Back on topic - at TFL Scorch mentioned that a single shot 22 rifle was included in a big sack of animal feed.
One of the most famous was a 22 single shot rifle in a sack of animal feed. Can't remember the make right now, but that was the only way to get one, and they were quite common years ago, but with the 10" barrels they had, it would be frowned upon nowadays
.
 
Hamilton Boys' Rifle (free with purchase of Windmill)

With a couple of pieces of machine-cut wood for a stock and forearm, a spring, and a few standard screws and pins as the remaining parts, Hamilton 27’s could be produced so cheaply that they sold at retail for under $3.00 for most of their production life. Most were sold for far less. In fact, they were often given away as purchase premiums to farmers who bought Hamilton windmills; and the Model 27 was wholesaled in huge numbers to firms recruiting youngsters to sell salve, seeds, and other products door-to-door. Winning a rifle as a prize was a strong motivation for young entrepreneurs!

http://www.nrvoutdoors.com/HAMILTON/HAMILTON%2027.htm

We're still looking for flour sack revolvers.
 
FWIW, better dollar ratios would be 45 to 1 for 1890-1910, 35 to 1 for 1930-1935.

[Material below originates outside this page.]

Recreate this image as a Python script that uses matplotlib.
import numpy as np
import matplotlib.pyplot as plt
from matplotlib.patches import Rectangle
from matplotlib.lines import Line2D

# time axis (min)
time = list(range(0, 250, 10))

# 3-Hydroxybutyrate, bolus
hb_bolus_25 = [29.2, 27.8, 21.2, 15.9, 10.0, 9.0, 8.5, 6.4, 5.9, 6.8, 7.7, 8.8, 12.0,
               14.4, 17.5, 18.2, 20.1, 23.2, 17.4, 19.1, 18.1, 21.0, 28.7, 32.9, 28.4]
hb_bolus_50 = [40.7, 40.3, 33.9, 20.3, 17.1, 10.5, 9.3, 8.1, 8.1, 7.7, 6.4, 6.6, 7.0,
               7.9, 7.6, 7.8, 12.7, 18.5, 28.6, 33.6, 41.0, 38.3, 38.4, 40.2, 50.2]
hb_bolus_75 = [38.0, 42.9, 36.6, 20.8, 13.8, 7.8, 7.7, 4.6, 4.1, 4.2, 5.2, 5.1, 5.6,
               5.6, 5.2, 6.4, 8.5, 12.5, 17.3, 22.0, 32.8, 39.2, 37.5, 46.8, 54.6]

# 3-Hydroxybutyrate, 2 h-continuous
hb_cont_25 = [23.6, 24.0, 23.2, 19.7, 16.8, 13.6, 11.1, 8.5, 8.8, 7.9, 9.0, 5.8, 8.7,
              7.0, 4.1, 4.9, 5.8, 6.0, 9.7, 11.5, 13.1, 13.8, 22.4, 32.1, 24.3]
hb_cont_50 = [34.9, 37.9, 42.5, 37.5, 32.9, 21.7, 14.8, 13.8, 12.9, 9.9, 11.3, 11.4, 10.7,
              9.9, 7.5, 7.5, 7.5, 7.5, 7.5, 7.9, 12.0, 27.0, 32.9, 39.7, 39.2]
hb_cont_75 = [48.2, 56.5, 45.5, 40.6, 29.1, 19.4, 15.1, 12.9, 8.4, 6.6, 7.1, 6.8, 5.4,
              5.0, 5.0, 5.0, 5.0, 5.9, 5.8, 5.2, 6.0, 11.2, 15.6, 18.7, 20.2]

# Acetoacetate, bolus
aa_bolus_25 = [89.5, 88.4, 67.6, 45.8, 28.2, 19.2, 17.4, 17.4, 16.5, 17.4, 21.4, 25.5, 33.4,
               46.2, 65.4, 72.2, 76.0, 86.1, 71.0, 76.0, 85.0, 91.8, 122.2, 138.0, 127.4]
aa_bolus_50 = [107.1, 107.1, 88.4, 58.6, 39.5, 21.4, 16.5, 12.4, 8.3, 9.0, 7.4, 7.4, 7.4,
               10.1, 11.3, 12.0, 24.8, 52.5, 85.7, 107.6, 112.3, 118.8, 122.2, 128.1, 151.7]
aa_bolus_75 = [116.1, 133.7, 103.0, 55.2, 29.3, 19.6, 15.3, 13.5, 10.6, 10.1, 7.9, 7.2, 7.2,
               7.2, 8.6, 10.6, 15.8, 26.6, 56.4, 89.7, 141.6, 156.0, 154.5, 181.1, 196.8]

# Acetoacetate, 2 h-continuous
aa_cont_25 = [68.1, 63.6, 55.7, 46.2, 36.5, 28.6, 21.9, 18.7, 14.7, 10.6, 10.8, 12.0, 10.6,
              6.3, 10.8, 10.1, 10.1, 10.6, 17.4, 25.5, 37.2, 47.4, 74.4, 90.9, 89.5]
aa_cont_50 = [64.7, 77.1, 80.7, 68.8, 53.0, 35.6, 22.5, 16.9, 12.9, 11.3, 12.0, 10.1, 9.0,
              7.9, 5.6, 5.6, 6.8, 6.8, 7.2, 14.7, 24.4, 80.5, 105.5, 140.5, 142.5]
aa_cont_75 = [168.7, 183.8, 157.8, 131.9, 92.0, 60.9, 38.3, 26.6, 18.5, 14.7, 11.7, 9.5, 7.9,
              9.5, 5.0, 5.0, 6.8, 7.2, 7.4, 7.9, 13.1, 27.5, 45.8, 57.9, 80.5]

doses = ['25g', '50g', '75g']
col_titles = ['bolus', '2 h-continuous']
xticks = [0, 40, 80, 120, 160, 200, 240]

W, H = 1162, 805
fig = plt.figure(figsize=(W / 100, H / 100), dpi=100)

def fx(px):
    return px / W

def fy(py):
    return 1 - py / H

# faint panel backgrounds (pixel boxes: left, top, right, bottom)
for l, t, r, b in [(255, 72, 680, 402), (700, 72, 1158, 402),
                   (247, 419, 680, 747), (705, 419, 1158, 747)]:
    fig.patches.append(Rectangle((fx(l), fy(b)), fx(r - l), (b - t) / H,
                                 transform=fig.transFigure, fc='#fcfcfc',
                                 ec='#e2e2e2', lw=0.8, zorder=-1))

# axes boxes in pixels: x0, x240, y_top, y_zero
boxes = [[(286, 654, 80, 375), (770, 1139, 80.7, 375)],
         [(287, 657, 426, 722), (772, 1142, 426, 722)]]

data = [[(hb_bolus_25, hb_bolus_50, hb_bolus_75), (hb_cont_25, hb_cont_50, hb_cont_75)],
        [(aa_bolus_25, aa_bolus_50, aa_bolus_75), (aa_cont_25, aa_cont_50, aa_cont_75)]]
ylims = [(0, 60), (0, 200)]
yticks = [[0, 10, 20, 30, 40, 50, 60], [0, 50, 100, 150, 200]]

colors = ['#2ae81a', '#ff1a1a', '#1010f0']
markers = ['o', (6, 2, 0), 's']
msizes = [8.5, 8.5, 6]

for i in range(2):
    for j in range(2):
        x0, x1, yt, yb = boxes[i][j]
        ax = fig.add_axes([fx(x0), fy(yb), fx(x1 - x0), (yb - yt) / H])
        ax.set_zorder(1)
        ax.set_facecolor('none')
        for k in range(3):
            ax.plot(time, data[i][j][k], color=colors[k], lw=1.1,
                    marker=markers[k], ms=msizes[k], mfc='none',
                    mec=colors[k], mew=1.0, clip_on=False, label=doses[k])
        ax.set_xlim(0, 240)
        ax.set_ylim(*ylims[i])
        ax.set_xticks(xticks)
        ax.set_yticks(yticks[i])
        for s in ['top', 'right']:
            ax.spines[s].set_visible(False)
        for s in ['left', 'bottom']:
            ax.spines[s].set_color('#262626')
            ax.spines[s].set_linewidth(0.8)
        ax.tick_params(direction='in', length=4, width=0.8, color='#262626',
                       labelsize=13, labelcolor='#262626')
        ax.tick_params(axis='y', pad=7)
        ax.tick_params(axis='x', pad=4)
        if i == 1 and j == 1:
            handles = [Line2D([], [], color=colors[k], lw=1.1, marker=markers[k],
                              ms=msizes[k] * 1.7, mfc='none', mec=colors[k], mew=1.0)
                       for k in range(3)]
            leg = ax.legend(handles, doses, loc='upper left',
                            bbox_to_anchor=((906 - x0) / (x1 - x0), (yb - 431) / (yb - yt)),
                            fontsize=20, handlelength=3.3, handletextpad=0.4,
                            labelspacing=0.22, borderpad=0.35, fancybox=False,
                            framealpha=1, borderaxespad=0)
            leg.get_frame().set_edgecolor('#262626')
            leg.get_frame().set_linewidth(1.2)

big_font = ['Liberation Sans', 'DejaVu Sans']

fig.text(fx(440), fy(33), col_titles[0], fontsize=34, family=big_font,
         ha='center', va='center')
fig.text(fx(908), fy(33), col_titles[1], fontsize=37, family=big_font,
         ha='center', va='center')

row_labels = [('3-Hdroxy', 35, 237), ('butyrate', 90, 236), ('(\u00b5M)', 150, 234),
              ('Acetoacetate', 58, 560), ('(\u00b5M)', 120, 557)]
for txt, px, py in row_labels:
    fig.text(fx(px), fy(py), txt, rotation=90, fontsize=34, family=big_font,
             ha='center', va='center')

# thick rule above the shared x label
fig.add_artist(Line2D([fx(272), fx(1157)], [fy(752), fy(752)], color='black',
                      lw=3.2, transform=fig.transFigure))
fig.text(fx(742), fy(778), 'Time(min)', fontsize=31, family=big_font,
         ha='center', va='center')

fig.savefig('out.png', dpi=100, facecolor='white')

The problem is that modern mass production, plus imports from nations making goods cheaper (due to paying workers less or even using what amounts to slave labor) distorts the picture. There are few products that are made here and made the same way they were in, say, 1934. Guns might be one, but even with guns made in 1934 and still made today (like the M1911A1), production methods have changed; the old machinists with their gauges and micrometers have been replaced with CNC machines. Even farming and cattle raising are a lot more efficient today than in past decades.

Jim
 
If I remember my reading correctly. the promotional items were not in every sack, but only in a select few, it was somewhat like a lottery, if you were lucky you hit the jackpot, other wise you still got a sack of what ever. It was just a way way to get people to use your store rather than the one across town.